_CHALLENGE:_ Drop the pictures, then extract the listing word for word.

========================

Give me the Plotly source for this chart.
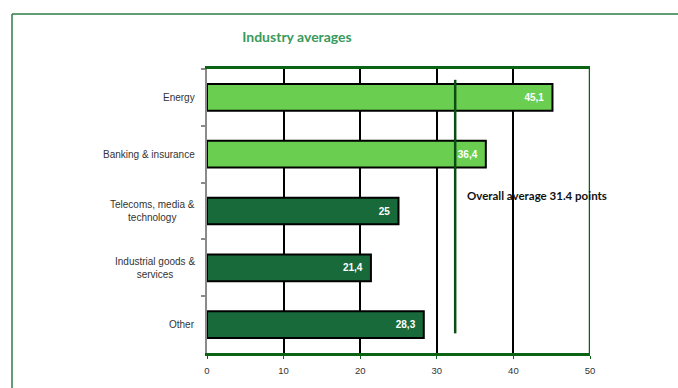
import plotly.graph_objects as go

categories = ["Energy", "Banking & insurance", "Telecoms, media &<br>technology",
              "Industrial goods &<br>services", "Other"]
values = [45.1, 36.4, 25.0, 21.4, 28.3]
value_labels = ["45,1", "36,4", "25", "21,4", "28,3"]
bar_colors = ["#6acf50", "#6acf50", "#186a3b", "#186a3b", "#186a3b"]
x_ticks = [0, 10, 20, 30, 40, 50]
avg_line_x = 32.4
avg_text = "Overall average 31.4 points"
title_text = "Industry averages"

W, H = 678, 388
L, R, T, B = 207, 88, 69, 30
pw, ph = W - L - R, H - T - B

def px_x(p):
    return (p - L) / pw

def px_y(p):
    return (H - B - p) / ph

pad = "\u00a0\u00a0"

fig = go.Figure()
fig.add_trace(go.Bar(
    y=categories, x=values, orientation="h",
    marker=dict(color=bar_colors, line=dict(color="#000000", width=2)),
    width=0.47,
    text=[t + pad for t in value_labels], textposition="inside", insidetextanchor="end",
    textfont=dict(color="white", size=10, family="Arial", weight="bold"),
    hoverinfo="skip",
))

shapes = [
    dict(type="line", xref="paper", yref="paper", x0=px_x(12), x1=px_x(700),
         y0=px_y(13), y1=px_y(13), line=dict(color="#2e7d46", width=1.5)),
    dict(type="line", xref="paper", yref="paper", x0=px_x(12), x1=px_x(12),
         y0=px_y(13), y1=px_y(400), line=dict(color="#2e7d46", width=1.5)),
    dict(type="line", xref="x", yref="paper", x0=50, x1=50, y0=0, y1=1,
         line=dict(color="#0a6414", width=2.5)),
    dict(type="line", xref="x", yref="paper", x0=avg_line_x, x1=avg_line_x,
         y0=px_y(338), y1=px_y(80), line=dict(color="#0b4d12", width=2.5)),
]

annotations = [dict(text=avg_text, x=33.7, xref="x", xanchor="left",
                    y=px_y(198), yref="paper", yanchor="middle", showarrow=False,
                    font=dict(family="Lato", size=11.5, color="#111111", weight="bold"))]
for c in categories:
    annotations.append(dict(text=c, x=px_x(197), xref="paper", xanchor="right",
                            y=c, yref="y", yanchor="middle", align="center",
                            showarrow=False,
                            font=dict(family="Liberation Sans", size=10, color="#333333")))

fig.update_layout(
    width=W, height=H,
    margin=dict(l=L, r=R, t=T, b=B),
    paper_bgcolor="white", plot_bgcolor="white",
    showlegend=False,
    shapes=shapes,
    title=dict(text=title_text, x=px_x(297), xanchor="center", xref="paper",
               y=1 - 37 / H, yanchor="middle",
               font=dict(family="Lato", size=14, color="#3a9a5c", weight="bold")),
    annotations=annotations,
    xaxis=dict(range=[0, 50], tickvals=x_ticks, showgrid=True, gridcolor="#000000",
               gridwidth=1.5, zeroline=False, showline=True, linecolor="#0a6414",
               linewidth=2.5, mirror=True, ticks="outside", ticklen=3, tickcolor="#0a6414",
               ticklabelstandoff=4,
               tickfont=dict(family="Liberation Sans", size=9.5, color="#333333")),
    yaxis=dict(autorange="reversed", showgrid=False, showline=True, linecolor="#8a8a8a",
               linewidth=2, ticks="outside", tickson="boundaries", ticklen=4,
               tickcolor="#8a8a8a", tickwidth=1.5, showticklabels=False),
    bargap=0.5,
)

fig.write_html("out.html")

========================

_SOLUTION:_
Give me the Plotly source for this chart.
import plotly.graph_objects as go

categories = ["Energy", "Banking & insurance", "Telecoms, media &<br>technology",
              "Industrial goods &<br>services", "Other"]
values = [45.1, 36.4, 25.0, 21.4, 28.3]
value_labels = ["45,1", "36,4", "25", "21,4", "28,3"]
bar_colors = ["#6acf50", "#6acf50", "#186a3b", "#186a3b", "#186a3b"]
x_ticks = [0, 10, 20, 30, 40, 50]
avg_line_x = 32.4
avg_text = "Overall average 31.4 points"
title_text = "Industry averages"

W, H = 678, 388
L, R, T, B = 207, 88, 69, 30
pw, ph = W - L - R, H - T - B

def px_x(p):
    return (p - L) / pw

def px_y(p):
    return (H - B - p) / ph

pad = "\u00a0\u00a0"

fig = go.Figure()
fig.add_trace(go.Bar(
    y=categories, x=values, orientation="h",
    marker=dict(color=bar_colors, line=dict(color="#000000", width=2)),
    width=0.47,
    text=[t + pad for t in value_labels], textposition="inside", insidetextanchor="end",
    textfont=dict(color="white", size=10, family="Arial", weight="bold"),
    hoverinfo="skip",
))

shapes = [
    dict(type="line", xref="paper", yref="paper", x0=px_x(12), x1=px_x(700),
         y0=px_y(13), y1=px_y(13), line=dict(color="#2e7d46", width=1.5)),
    dict(type="line", xref="paper", yref="paper", x0=px_x(12), x1=px_x(12),
         y0=px_y(13), y1=px_y(400), line=dict(color="#2e7d46", width=1.5)),
    dict(type="line", xref="x", yref="paper", x0=50, x1=50, y0=0, y1=1,
         line=dict(color="#0a6414", width=2.5)),
    dict(type="line", xref="x", yref="paper", x0=avg_line_x, x1=avg_line_x,
         y0=px_y(338), y1=px_y(80), line=dict(color="#0b4d12", width=2.5)),
]

annotations = [dict(text=avg_text, x=33.7, xref="x", xanchor="left",
                    y=px_y(198), yref="paper", yanchor="middle", showarrow=False,
                    font=dict(family="Lato", size=11.5, color="#111111", weight="bold"))]
for c in categories:
    annotations.append(dict(text=c, x=px_x(197), xref="paper", xanchor="right",
                            y=c, yref="y", yanchor="middle", align="center",
                            showarrow=False,
                            font=dict(family="Liberation Sans", size=10, color="#333333")))

fig.update_layout(
    width=W, height=H,
    margin=dict(l=L, r=R, t=T, b=B),
    paper_bgcolor="white", plot_bgcolor="white",
    showlegend=False,
    shapes=shapes,
    title=dict(text=title_text, x=px_x(297), xanchor="center", xref="paper",
               y=1 - 37 / H, yanchor="middle",
               font=dict(family="Lato", size=14, color="#3a9a5c", weight="bold")),
    annotations=annotations,
    xaxis=dict(range=[0, 50], tickvals=x_ticks, showgrid=True, gridcolor="#000000",
               gridwidth=1.5, zeroline=False, showline=True, linecolor="#0a6414",
               linewidth=2.5, mirror=True, ticks="outside", ticklen=3, tickcolor="#0a6414",
               ticklabelstandoff=4,
               tickfont=dict(family="Liberation Sans", size=9.5, color="#333333")),
    yaxis=dict(autorange="reversed", showgrid=False, showline=True, linecolor="#8a8a8a",
               linewidth=2, ticks="outside", tickson="boundaries", ticklen=4,
               tickcolor="#8a8a8a", tickwidth=1.5, showticklabels=False),
    bargap=0.5,
)

fig.write_html("out.html")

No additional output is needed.